Part 3: UGO buys our love!
Let me tell you about how rich UGO is. Those guys have two customized A-Team supervans that play video games out the side. They hired a Jim Carrey look alike just for us to throw things at. At least that's what I think - I hope it wasn't to make us all happy. The only people that really liked that guy were the foreigners. They may not have been able to speak English well enough to find the right bathroom, but they knew every catch phrase from Ace Ventura. "Don't go in THERE! Ha ha ha!" "ARRRRRRRRRR-RIGHTY THEN!" He should have told them to stop screaming at him, but the Jim Carrey guy was just happy it wasn't another person throwing something at his eye.

UGO put us up at the Hotel Avalon in Beverly Hills, and we were lucky enough to land the cab with the driver who not only didn't know where Beverly Hills was, but didn't seem to know what numbers and street names are used for. As he drove us closer and closer to Canada, he kept trying to make excuses. "Oh. I not hear you. Me no know where is because I have cold. It is hard drive for me because my cousin is adopted." He finally got us there after we had systematically eliminated every street in Beverly Hills by driving down it.

Sean: "Hey, Erik. Give me a dollar. I have an idea. Here, cab driver Wang! Big five hundred dollars bill! It should cover the ride! Keep the change, my friend!"

Cab Driver: "What this shit is this? That only one dollar."

Sean: "Oh, so now you understand my country's numbers?"

Cab Driver: "You pay, USA!"

Sean: "Chet. Kick his ass."

Chet: "It's lunch time. FOR MY FIST!" [Chet doesn't make a lot of sense when he's trying to be a badass. One time he told a guy in a bar to BAKE THIS CAKE, BAKER MAN. - ed.]

Erik and I left to check into the room, and when we came back out, Chet had used his caveman instincts to make us all boots from the hide of the former cab driver. Perfect! Just in time for E3. Chet: "I also took a crap on him. You should probably put that in the article."
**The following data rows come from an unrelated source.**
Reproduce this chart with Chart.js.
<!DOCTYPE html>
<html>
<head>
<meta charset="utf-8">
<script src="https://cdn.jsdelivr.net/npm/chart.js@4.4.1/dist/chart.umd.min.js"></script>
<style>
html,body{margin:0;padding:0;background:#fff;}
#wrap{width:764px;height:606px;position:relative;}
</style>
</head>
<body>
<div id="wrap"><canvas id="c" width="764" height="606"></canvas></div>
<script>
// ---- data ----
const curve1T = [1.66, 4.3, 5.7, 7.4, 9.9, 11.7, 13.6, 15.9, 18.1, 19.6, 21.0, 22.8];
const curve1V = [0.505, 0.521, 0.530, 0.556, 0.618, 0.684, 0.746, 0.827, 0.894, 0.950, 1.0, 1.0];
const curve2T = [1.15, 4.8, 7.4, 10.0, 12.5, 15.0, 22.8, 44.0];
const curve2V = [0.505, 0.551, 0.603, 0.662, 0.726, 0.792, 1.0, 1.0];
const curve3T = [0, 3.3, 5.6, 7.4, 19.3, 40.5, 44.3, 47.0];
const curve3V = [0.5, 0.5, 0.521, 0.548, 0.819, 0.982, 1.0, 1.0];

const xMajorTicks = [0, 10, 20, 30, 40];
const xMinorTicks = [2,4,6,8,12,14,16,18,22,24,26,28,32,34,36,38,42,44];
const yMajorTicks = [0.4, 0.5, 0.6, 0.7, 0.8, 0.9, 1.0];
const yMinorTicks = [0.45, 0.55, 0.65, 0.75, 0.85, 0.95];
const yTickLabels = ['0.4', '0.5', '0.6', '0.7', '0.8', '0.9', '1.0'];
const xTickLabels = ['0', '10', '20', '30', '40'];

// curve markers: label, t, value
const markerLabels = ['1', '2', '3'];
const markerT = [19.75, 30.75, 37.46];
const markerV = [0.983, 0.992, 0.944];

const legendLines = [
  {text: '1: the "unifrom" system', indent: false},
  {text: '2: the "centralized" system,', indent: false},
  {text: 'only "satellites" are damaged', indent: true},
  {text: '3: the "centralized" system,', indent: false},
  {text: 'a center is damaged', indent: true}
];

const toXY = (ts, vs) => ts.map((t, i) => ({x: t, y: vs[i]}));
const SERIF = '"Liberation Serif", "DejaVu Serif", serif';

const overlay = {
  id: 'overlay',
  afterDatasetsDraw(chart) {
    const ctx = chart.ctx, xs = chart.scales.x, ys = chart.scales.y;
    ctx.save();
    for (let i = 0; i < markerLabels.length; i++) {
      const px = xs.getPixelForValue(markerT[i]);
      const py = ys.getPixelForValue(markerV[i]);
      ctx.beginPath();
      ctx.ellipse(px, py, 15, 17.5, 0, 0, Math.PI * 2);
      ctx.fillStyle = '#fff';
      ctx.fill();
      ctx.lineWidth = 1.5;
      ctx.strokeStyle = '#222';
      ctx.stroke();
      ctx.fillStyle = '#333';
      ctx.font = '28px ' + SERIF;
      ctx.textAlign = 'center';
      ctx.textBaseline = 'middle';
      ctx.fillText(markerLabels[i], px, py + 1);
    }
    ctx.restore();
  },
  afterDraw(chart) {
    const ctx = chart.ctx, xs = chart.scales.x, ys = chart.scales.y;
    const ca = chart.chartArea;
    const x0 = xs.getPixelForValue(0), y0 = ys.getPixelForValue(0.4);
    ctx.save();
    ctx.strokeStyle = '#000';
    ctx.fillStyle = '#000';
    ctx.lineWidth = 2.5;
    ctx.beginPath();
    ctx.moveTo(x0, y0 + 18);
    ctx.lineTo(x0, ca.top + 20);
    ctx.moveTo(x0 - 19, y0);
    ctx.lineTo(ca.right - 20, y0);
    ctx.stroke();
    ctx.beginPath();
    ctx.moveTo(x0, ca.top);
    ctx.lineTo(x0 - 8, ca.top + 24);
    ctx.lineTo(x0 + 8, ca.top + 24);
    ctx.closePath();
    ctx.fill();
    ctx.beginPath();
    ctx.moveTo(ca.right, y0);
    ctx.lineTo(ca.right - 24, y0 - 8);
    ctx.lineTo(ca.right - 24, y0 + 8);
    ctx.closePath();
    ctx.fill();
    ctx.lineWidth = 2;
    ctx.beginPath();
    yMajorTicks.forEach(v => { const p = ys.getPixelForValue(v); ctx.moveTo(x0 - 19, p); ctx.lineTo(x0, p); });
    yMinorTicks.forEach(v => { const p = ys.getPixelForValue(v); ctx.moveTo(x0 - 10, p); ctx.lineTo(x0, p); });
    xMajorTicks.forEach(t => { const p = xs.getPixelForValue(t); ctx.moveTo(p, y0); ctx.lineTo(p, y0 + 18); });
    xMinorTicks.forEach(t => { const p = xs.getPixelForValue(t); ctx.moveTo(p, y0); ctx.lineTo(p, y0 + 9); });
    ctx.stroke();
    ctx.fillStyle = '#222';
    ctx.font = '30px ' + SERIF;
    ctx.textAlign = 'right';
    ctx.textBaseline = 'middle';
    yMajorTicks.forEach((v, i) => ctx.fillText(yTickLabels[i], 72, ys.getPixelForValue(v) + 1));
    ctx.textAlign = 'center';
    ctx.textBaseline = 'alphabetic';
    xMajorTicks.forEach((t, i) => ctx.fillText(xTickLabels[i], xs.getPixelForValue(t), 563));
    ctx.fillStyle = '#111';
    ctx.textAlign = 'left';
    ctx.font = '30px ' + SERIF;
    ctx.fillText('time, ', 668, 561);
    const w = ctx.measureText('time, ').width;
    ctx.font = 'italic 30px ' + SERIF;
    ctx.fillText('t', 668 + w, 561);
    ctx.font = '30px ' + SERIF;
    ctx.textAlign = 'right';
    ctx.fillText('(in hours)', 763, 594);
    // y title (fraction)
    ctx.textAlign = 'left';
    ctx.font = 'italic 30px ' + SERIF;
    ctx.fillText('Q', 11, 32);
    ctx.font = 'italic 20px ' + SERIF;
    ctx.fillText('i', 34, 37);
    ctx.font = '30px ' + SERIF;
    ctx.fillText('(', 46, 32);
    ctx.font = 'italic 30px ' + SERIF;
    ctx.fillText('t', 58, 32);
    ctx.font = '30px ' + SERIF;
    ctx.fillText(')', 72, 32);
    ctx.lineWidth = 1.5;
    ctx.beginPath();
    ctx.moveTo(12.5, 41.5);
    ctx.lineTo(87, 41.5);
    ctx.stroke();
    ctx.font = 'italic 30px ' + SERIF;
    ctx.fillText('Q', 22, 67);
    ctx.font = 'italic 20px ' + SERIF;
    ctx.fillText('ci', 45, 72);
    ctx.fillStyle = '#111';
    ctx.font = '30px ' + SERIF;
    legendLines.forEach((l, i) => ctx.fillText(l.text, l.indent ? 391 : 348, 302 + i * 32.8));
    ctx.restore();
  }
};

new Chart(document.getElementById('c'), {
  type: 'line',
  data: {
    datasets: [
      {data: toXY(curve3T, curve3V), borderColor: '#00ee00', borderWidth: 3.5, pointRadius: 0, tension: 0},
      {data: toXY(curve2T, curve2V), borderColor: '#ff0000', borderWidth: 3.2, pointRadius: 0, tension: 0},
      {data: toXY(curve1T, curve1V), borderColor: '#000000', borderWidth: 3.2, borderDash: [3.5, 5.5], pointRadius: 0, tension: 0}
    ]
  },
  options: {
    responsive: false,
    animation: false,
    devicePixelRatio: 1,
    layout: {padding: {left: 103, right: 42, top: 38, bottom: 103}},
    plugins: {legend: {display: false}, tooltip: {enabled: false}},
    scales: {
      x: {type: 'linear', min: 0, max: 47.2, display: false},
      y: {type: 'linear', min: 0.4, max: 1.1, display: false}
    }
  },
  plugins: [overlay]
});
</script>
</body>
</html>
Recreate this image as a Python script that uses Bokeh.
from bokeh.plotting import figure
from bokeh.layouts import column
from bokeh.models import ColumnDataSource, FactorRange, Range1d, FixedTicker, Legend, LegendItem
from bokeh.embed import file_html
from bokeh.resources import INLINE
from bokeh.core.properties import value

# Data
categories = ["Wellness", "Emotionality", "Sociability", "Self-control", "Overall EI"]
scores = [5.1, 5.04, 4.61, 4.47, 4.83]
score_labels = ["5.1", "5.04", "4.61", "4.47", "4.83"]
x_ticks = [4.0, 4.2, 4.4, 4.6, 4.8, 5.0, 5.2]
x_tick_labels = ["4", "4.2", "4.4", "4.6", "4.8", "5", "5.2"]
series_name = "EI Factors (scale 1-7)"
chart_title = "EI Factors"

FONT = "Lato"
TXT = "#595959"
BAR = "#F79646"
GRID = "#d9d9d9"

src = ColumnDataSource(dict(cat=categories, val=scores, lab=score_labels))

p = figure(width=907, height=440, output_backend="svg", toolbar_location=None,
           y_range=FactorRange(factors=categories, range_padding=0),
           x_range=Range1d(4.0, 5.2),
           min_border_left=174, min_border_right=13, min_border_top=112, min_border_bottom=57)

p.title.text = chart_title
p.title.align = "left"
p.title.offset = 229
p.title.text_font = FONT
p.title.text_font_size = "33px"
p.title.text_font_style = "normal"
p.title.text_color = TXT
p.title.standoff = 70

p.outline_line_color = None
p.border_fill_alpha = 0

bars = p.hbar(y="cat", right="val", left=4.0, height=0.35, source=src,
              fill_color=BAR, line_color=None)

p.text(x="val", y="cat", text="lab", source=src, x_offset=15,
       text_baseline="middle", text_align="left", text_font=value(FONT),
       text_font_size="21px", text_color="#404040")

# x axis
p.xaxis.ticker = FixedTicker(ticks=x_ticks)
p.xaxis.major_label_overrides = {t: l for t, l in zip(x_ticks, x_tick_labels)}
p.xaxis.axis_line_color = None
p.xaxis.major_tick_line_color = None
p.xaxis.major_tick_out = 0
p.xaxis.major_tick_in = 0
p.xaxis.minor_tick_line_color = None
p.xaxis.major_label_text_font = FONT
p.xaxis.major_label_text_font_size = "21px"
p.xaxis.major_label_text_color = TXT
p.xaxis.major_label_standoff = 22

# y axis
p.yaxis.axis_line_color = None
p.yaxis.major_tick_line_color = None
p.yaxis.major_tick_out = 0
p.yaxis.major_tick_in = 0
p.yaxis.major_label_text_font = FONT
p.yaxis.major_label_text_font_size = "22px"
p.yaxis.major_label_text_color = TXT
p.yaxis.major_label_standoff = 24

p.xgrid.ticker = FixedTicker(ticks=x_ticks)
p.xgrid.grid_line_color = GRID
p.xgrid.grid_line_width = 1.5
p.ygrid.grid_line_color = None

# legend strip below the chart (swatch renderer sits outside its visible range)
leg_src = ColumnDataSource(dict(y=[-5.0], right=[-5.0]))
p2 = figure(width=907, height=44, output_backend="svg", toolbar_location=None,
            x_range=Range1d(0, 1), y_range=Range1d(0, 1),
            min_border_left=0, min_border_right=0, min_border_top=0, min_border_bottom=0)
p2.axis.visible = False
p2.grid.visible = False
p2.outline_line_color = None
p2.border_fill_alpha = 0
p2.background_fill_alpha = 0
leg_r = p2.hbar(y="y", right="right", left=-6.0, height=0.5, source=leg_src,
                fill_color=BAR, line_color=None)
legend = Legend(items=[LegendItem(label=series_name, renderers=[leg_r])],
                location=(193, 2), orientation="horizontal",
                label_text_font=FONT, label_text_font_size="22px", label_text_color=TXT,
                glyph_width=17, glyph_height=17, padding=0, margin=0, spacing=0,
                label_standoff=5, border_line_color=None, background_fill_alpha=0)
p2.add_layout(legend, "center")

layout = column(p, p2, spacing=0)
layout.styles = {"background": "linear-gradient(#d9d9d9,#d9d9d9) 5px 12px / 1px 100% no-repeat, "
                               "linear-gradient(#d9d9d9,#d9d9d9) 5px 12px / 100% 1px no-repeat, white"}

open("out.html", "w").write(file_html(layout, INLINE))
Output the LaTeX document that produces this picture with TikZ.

I don't know why I went to the E3 thing. I haven't liked a video game since 1985. Now games are just the CD loading broken up by a hotpants chick with huge fake tits. Thanks, game designers, but I don't need your fat asses to turn my playstation into a simulation of a long drive to the strip bar. Besides, couldn't you at least try to trick me with the boobs? Lara Croft looks like she jammed party hats down her shirt. I've drawn tits on urinals that look more real than that. Shit, I've seen tit-shaped crackers that tricked me more.

I haven't done anything but play video games since 1985.  What's worse, I hate them.  But I can't help it.  It's like a facial tic, except it covers my whole body and takes up all my time.  UGO treated Sean and Chet very well.  But they didn't even know who Mark and I were.  They gave Sean and Chet hotel rooms and rides in their Humvee and fancy rap sneakers.  Mark and I got a pack of UGO matches.   "To share," the UGO rep told us.  Then he must have thought we didn't hear him because he said it again: "that's for you two to share."

That's Mark and I with our matches.  I asked the UGO lady to take a closeup of the matchbook, but she wouldn't do it.  The matchbook in the insert is one I found on Ebay - where apparently you really can sell anything - but it gives you a good idea of the general dimensions of our UGO matchbook.  In case you want to describe it to people who don't have the Internet. 

So I didn't go to E3 for the video games. I went for Gary Coleman. Gary was at UGO's booth because they're rich and he's fucking Gary Coleman. If there was ever a celebrity that I wanted to strap to my back and learn to use the Force from, it's him.

Also, those annoying Olsen girls are starting to get pretty hot. I don't know if they're old enough for me to be saying shit like that, but someone's making them up like barflies in tube tops and leather pants, so it's not really my fault. Did you know they were in a video game? Neither did anybody in the world besides four bored 10 year old girls with Game Boys. Two underage actresses from movies no one's heard of were promoting a game no one's going to buy. They were just two hooker-looking specks at the end of a three mile line of autograph seekers. (pictured at the right: I think it's the one that played the indian in How the West was FUN!)